Dealing With the Perfectionism Trap as a Developer

John Braat

Jonathan Braat / August 20, 2022 5 min read

When developing software or even building a SaaS business over-planning and over-engineering stifles your progress. Learn how to battle your perfectionism.

What is perfectionism

Perfectionism is characterized by setting exceptionally high standards of performance and unrealistic goals, accompanied by overly critical self-evaluations and concerns over making mistakes. [source]

Perfectionism is basically the pursuit of unrealistic flawlessness. The keyword here is unrealistic. Additionally, overly perfectionist behaviour can lead to burnout and anxiety.

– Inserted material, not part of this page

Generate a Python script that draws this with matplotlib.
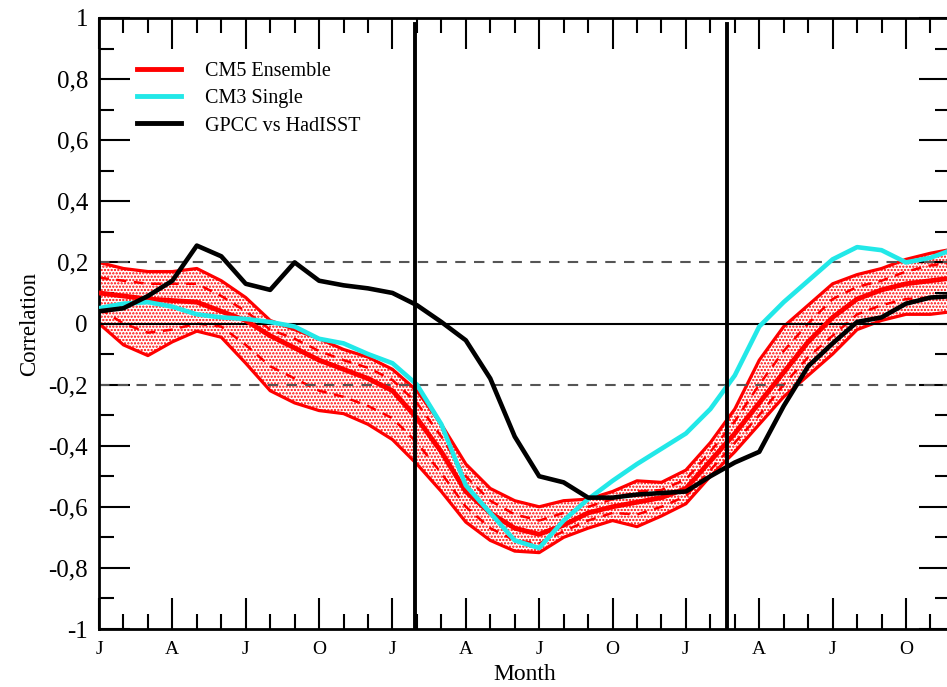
import matplotlib
matplotlib.use("Agg")
import matplotlib.pyplot as plt
from matplotlib.lines import Line2D
from matplotlib.ticker import FixedLocator, MultipleLocator

# ---- data -------------------------------------------------------------
months = list(range(36))

gpcc = [0.04, 0.05, 0.09, 0.14, 0.255, 0.22, 0.13, 0.11, 0.20, 0.14, 0.125, 0.115,
        0.10, 0.06, 0.005, -0.055, -0.18, -0.37, -0.50, -0.52, -0.57, -0.57, -0.56, -0.555,
        -0.55, -0.50, -0.455, -0.42, -0.27, -0.14, -0.065, 0.005, 0.02, 0.065, 0.085, 0.09]

cm3 = [0.05, 0.065, 0.07, 0.055, 0.03, 0.02, 0.015, 0.005, -0.01, -0.05, -0.065, -0.10,
       -0.13, -0.20, -0.33, -0.53, -0.62, -0.71, -0.735, -0.645, -0.575, -0.515, -0.46, -0.41,
       -0.36, -0.28, -0.17, -0.01, 0.07, 0.14, 0.21, 0.25, 0.24, 0.20, 0.215, 0.245]

cm5_upper = [0.20, 0.18, 0.17, 0.17, 0.18, 0.14, 0.085, 0.01, -0.02, -0.05, -0.085, -0.11,
             -0.15, -0.22, -0.33, -0.46, -0.54, -0.58, -0.60, -0.58, -0.575, -0.55, -0.515, -0.52,
             -0.48, -0.39, -0.28, -0.12, -0.01, 0.06, 0.13, 0.16, 0.18, 0.21, 0.23, 0.245]

cm5_upper_sd = [0.15, 0.14, 0.13, 0.13, 0.13, 0.09, 0.04, -0.02, -0.05, -0.09, -0.12, -0.145,
                -0.185, -0.26, -0.37, -0.50, -0.58, -0.625, -0.645, -0.62, -0.60, -0.575, -0.55, -0.545,
                -0.51, -0.42, -0.32, -0.20, -0.09, 0.0, 0.08, 0.12, 0.14, 0.17, 0.19, 0.20]

cm5_mean = [0.10, 0.09, 0.08, 0.075, 0.07, 0.04, 0.01, -0.04, -0.08, -0.12, -0.15, -0.18,
            -0.22, -0.31, -0.42, -0.55, -0.62, -0.67, -0.69, -0.66, -0.62, -0.60, -0.585, -0.57,
            -0.54, -0.45, -0.36, -0.26, -0.16, -0.06, 0.02, 0.08, 0.11, 0.13, 0.14, 0.15]

cm5_lower_sd = [0.05, 0.0, -0.03, -0.02, 0.0, -0.01, -0.07, -0.14, -0.18, -0.22, -0.24, -0.27,
                -0.31, -0.39, -0.49, -0.60, -0.67, -0.71, -0.72, -0.68, -0.645, -0.62, -0.625, -0.60,
                -0.565, -0.48, -0.39, -0.30, -0.20, -0.11, -0.04, 0.03, 0.06, 0.08, 0.085, 0.09]

cm5_lower = [0.0, -0.07, -0.105, -0.06, -0.025, -0.045, -0.13, -0.22, -0.26, -0.285, -0.295, -0.33,
             -0.38, -0.46, -0.55, -0.65, -0.71, -0.745, -0.75, -0.70, -0.67, -0.645, -0.665, -0.63,
             -0.59, -0.50, -0.42, -0.33, -0.24, -0.17, -0.10, -0.02, 0.01, 0.03, 0.03, 0.04]

vlines_x = [12.92, 25.67]

xtick_pos = list(range(0, 36, 3))
xtick_labels = ["J", "A", "J", "O"] * 3
ytick_pos = [-1, -0.8, -0.6, -0.4, -0.2, 0, 0.2, 0.4, 0.6, 0.8, 1]
ytick_labels = ["-1", "-0,8", "-0,6", "-0,4", "-0,2", "0", "0,2", "0,4", "0,6", "0,8", "1"]

legend_labels = ["CM5 Ensemble", "CM3 Single", "GPCC vs HadISST"]

# ---- figure -----------------------------------------------------------
plt.rcParams['font.family'] = ['Liberation Serif', 'DejaVu Serif']
plt.rcParams['hatch.color'] = 'red'
plt.rcParams['hatch.linewidth'] = 1.1

W, H = 947, 687
fig = plt.figure(figsize=(W / 100, H / 100), dpi=100)
left = 99 / W
right = 950 / W
bottom = 1 - 629 / H
top = 1 - 18 / H
ax = fig.add_axes([left, bottom, right - left, top - bottom])

RED = '#ff0000'
CYAN = '#22e8e8'

ax.fill_between(months, cm5_lower, cm5_upper, facecolor='white', edgecolor=RED,
                hatch='.....', linewidth=0, zorder=1)
ax.plot(months, cm5_upper, color=RED, lw=2.3, zorder=2)
ax.plot(months, cm5_lower, color=RED, lw=2.3, zorder=2)
ax.plot(months, cm5_upper_sd, color=RED, lw=1.8, ls=(0, (4, 3)), zorder=2)
ax.plot(months, cm5_lower_sd, color=RED, lw=1.8, ls=(0, (4, 3)), zorder=2)
ax.plot(months, cm5_mean, color=RED, lw=3.5, zorder=3)

ax.axhline(0, color='black', lw=1.5, zorder=2)
ax.axhline(0.2, color='#555555', lw=1.5, ls=(0, (5, 4)), zorder=2)
ax.axhline(-0.2, color='#555555', lw=1.5, ls=(0, (5, 4)), zorder=2)

ax.plot(months, cm3, color=CYAN, lw=3.3, zorder=4)
ax.plot(months, gpcc, color='black', lw=3.3, zorder=5)

for xv in vlines_x:
    ax.axvline(xv, ymin=0.003, ymax=0.99, color='black', lw=2.8, zorder=6)

ax.set_xlim(0, 34.8)
ax.set_ylim(-1, 1)

ax.xaxis.set_major_locator(FixedLocator(xtick_pos))
ax.set_xticklabels(xtick_labels, fontsize=14)
ax.xaxis.set_minor_locator(MultipleLocator(1))
ax.set_yticks(ytick_pos)
ax.set_yticklabels(ytick_labels, fontsize=18)
ax.yaxis.set_minor_locator(MultipleLocator(0.1))

ax.tick_params(which='both', direction='in', top=True, right=True, width=1.5, color='black')
ax.tick_params(which='major', length=22)
ax.tick_params(which='minor', length=11)
ax.tick_params(axis='x', which='major', pad=9)
ax.tick_params(axis='y', which='major', pad=8)

for sp in ax.spines.values():
    sp.set_linewidth(2.0)

ax.set_xlabel("Month", fontsize=17, labelpad=4)
ax.set_ylabel("Correlation", fontsize=16.5, labelpad=6)

handles = [Line2D([0], [0], color=RED, lw=3.5),
           Line2D([0], [0], color=CYAN, lw=3.5),
           Line2D([0], [0], color='black', lw=3.5)]
ax.legend(handles, legend_labels, loc='upper left', bbox_to_anchor=(0.035, 0.941),
          borderaxespad=0, frameon=False, fontsize=14.5, handlelength=2.2,
          handletextpad=1.2, labelspacing=0.4)

fig.savefig("out.png", dpi=100)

Now, considering all aspects, being a perfectionist isn't necessarily just a bad thing. Take for example top athletes like Michael Jordan or Muhammad Ali. Athletes like these hone specific skills over and over and over to push the limits of what is thought humanly possible. You could argue some kind of perfectionism is absolutely necessary to exel at specific tasks. Self-oriented perfectionism in your personal life or body of work often comes with some positives such as:

  • A high level of ambition
  • Increased motivation
  • Increased level of perseverance
  • Could lead to world-class performance (e.g.: top athletes)
  • Great attention to detail
  • Striving to become the best version of oneself

There are a few different types of perfectionism, such as self-oriented perfectionism, socially-prescribed perfectionism and other-oriented perfectionism. In layman's terms, people are generally motivated to do things for the following three reasons:

  • For themselves
  • To please others
  • To avoid social criticism

This article mostly covers how to deal with self-oriented perfectionism as it is the one we have the most control over.

Why you must keep your perfectionism in check

Working on software is hard. As developers, we generally work out a given problem, plan/pick a solution and then implement it. There are usually hundreds if not thousands of different approaches to solve any given problem. So, how do you pick the "right" solution?

Unless the problem is very simple our solution almost always depends on multiple requirements or factors. These range from performance to scalability, time to implement and many other things. In most cases a single solution won't fulfill all requirements perfectly. This rings especially true when taking time or money constraints into account (e.g. deadlines and funding). On top of that, requirements tend to change quite frequently, so "perfect" solutions - if those even exist - won't be perfect for long.

With this in mind, perfectionism is essentially procrastination. Once you have arrived at a suitable solution, it is vital to not go overboard on refining it. This is true for planning just as much as the actual implementation.

So what can you do to make sure to not fall in the perfectionism trap?

Actionable tasks to mitigate perfectionism

Here are a few simple tips you can use to boost your productivity if you struggle with perfectionism as a software developer:

1) Set deadlines and prioritize tasks

Be it for work, a side project or learning a new skill. Set yourself reasonable deadlines and prioritize your subtasks. Maybe you have heard about Parkinson's law:

Parkinsons law

The amount of work expands to fill the time available for its completion.

This means for example that when you give yourself 3 days to finish a certain task, it will take 3 days to complete it. Another way to think about it:

If you wait until the last minute, it only takes a minute to do.

Tighter, but reasonable deadlines will help you to get more done

2) Find the minimal viable means of delivering a meaningful experience to the customer

Train yourself to find and build the absolute minimum viable product (MVP). Once you have it, show it to the customer/stakeholder. Don't "optimize" it without feedback. Often times, the first implementation isn't quite what they want regardless of how "optimal" it is in your eyes.

Find and build the MVP

Iterate on the MVP after collecting stakeholder feedback

This will save you a ton of time by building what actually needs to be built.

3) Avoid second-guessing yourself

Could this have been done better? Is this the right set of tools I'm using? Maybe I should have done this other thing instead.

As mentioned above, don't assume there is a "right" solution. Every solution comes with tradeoffs.

Don't get stuck in the planning trap

Don't get stuck in the optimization trap

4) Stop treating digital products like conventional ones

Digital products can be changed virtually at any time. Fixing a bug and pushing the fix to one million people at the same time? Easy. Adding features? Common. Digital products are fundamentally different from analog products. E.g. printed books. Cut yourself some slack. It doesn't need to be perfect on the first release.

Treat digital products like ever-changing drafts and iterate AFTER getting customer/stakeholder feedback

Conclusion

Perfectionism is common trap a lot of developers get caught in. You can keep your perfectionist tendencies in check by

  1. Setting deadlines and prioritizing tasks
  2. Building and iterating on an MVP
  3. Not second-guessing yourself (there hardly ever is a "perfect" solution)
  4. Treat digital products as changeable

A dose of perfectionism isn't a bad thing. Strive to improve, but don't get caught up in optimizing.